That's not the OP's situation.  He's got 3 devices plugged directly in, and one switch.


----------



## puma99dk| (Dec 2, 2015)

taz420nj said:


> That's not the OP's situation.  He's got 3 devices plugged directly in, and one switch.



I would still try with only one device attached to see if that makes a difference.

I seen it on a router named Jensen or smth like that cost like 10 or 15 USD and was basicly crap with crappy Wifi


----------



## RCoon (Dec 2, 2015)

Paul7989 said:


> the orange light appeared now it won't find the ip address



So these three devices are connected at 100mbps instead of 1000, and now they're not getting IP addresses?

Have you accidentally turned modem mode on or off or something? You'll need to log into the router to sort your settings out (hopefully you know how to do this or we're basically doomed).

First thing to do is stick a pin into the reset button, then we can rule out "turn it off and on again".
Check you didn't play with Modem mode in the router settings
Test these three machines with different cables - perhaps plug one into the PS4's port instead, or plug it in with the PS4's cable

Test the PS4 plugged into the ports that don't appear to work properly - see if the issue follows the ports, the cable, or the device.



puma99dk| said:


> I seen it on a router named Jensen or smth like that cost like 10 or 15 USD and was basicly crap with crappy Wifi



Virgin SuperHub 2's aren't crappy routers. They're budget domestic user routers, but by no means $10 crap.


----------



## puma99dk| (Dec 2, 2015)

RCoon said:


> Virgin SuperHub 2's aren't crappy routers. They're budget domestic user routers, but by no means $10 crap.

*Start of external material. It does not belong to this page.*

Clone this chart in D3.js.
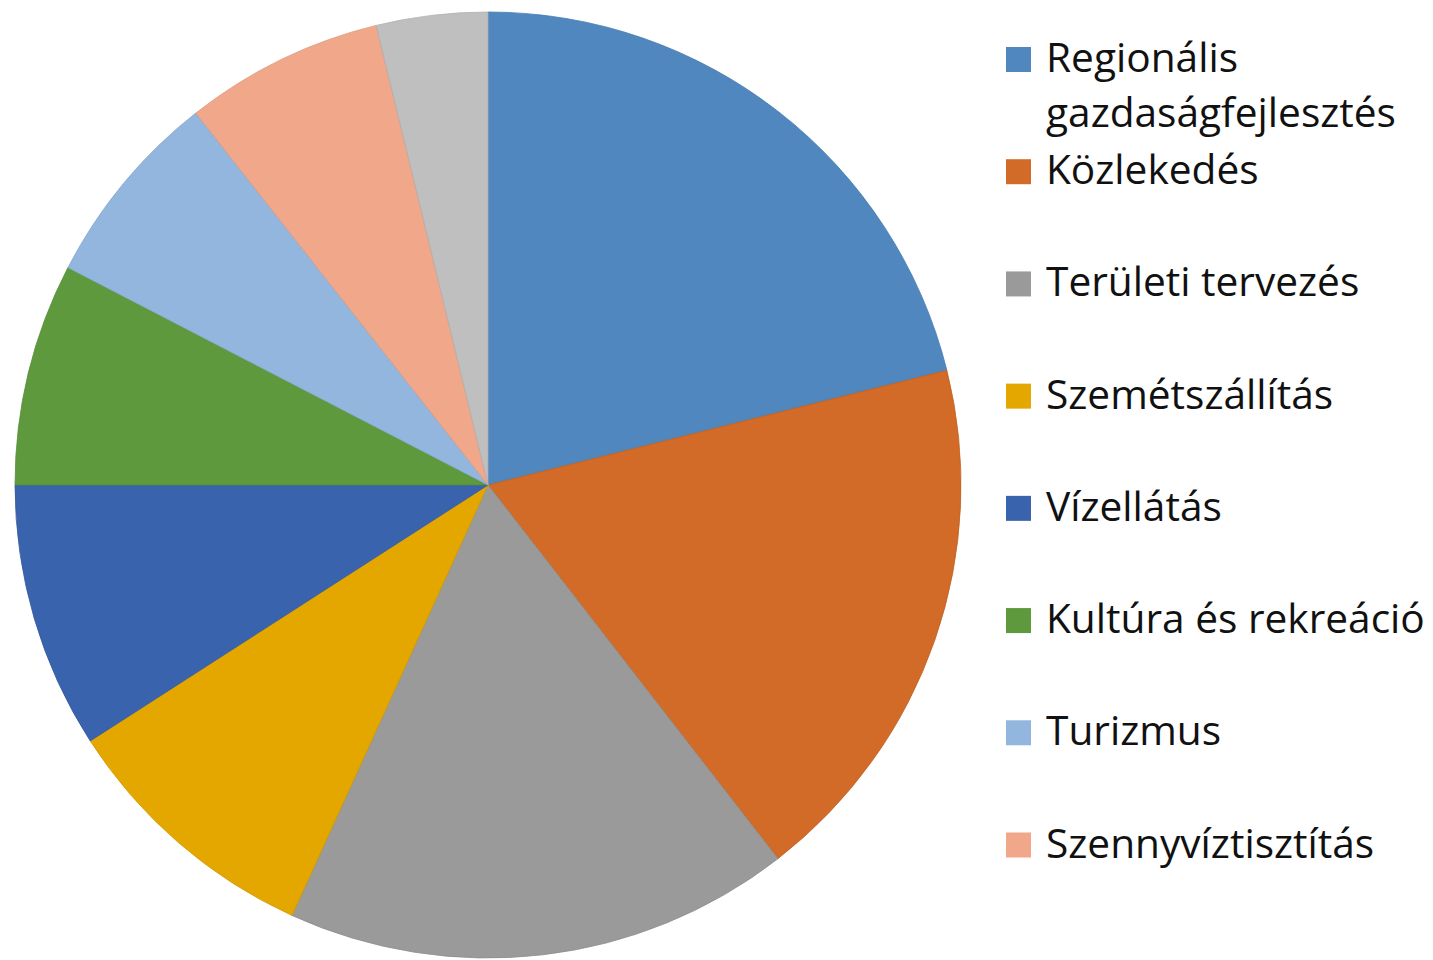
<!DOCTYPE html>
<html>
<head>
<meta charset="utf-8">
<script src="https://cdn.jsdelivr.net/npm/d3@7"></script>
<style>
  html, body { margin: 0; padding: 0; background: #ffffff; }
  svg { display: block; }
</style>
</head>
<body>
<svg id="chart" width="1433" height="960"></svg>
<script>
// Shares of spending by sector (percent), clockwise from 12 o'clock
const categories = [
  "Regionális gazdaságfejlesztés",
  "Közlekedés",
  "Területi tervezés",
  "Szemétszállítás",
  "Vízellátás",
  "Kultúra és rekreáció",
  "Turizmus",
  "Szennyvíztisztítás",
  "Egyéb"
];
const values = [21.1, 18.4, 17.3, 9.1, 9.1, 7.6, 6.8, 6.8, 3.8];
const colors = [
  "#4f87be", "#d16b27", "#9a9a9a", "#e3a700", "#3a63ad",
  "#5e9a3d", "#93b6de", "#f1a88a", "#bfbfbf"
];
// Legend lines (the first entry wraps onto two lines); the last slice has no legend entry
const legendLines = [
  ["Regionális", "gazdaságfejlesztés"],
  ["Közlekedés"],
  ["Területi tervezés"],
  ["Szemétszállítás"],
  ["Vízellátás"],
  ["Kultúra és rekreáció"],
  ["Turizmus"],
  ["Szennyvíztisztítás"]
];

const svg = d3.select("#chart");
const cx = 488, cy = 485, radius = 473;

const data = categories.map((c, i) => ({ name: c, value: values[i] }));
const color = d3.scaleOrdinal().domain(categories).range(colors);

const pie = d3.pie().sort(null).value(d => d.value).startAngle(0).endAngle(2 * Math.PI);
const arc = d3.arc().innerRadius(0).outerRadius(radius);

svg.append("g")
  .attr("transform", `translate(${cx},${cy})`)
  .selectAll("path")
  .data(pie(data))
  .join("path")
  .attr("d", arc)
  .attr("fill", d => color(d.data.name))
  .attr("stroke", d => d3.color(color(d.data.name)).darker(0.25))
  .attr("stroke-width", 0.8)
  .attr("stroke-linejoin", "round");

// Legend
const fontFamily = "'Open Sans', 'Noto Sans', 'Liberation Sans', sans-serif";
const legend = svg.append("g");

// Fit the font so the longest single line spans the legend column width
const probe = legend.append("text")
  .attr("font-family", fontFamily)
  .attr("font-size", 40)
  .text("Kultúra és rekreáció");
const probeWidth = probe.node().getComputedTextLength();
probe.remove();
const fontSize = 40 * 379 / probeWidth;

const legendX = 1006, textX = 1046, sq = 25;
const rowY = d3.scaleLinear().domain([0, 7]).range([59.5, 845]);
const lineGap = 55;

legendLines.forEach((lines, i) => {
  const yc = rowY(i);
  legend.append("rect")
    .attr("x", legendX)
    .attr("y", yc - sq / 2)
    .attr("width", sq)
    .attr("height", sq)
    .attr("fill", color(categories[i]));
  const t = legend.append("text")
    .attr("font-family", fontFamily)
    .attr("font-size", fontSize)
    .attr("fill", "#111111");
  lines.forEach((ln, j) => {
    t.append("tspan")
      .attr("x", textX)
      .attr("y", yc + 12.5 + j * lineGap)
      .text(ln);
  });
});
</script>
</body>
</html>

I didn't see Paul telling us which ISP he got, just that he got a new router from his isp


----------



## RCoon (Dec 2, 2015)

puma99dk| said:


> I didn't see Paul telling us which ISP he got, just that he got a new router from his isp


He did:


Paul7989 said:


> my router is a super hub2 from virgin media


----------



## Paul7989 (Dec 2, 2015)

Thanks to everyone for you advice's and help all I was really bothered about was getting the consoles on line up stairs I have now sorted this problem by moving my router upstairs and bringing the splitter box down stairs all my devises are now connected to the internet but still only running at 100mbps not 1000mbps like it used to but as long as I'm online the problem is solved one again thanks to all who got involved...


----------



## remixedcat (Dec 4, 2015)

Splittrs can massively degrade your connectivity.


----------



## taz420nj (Dec 4, 2015)

remixedcat said:


> Splittrs can massively degrade your connectivity.


Its a switch not a splitter.


----------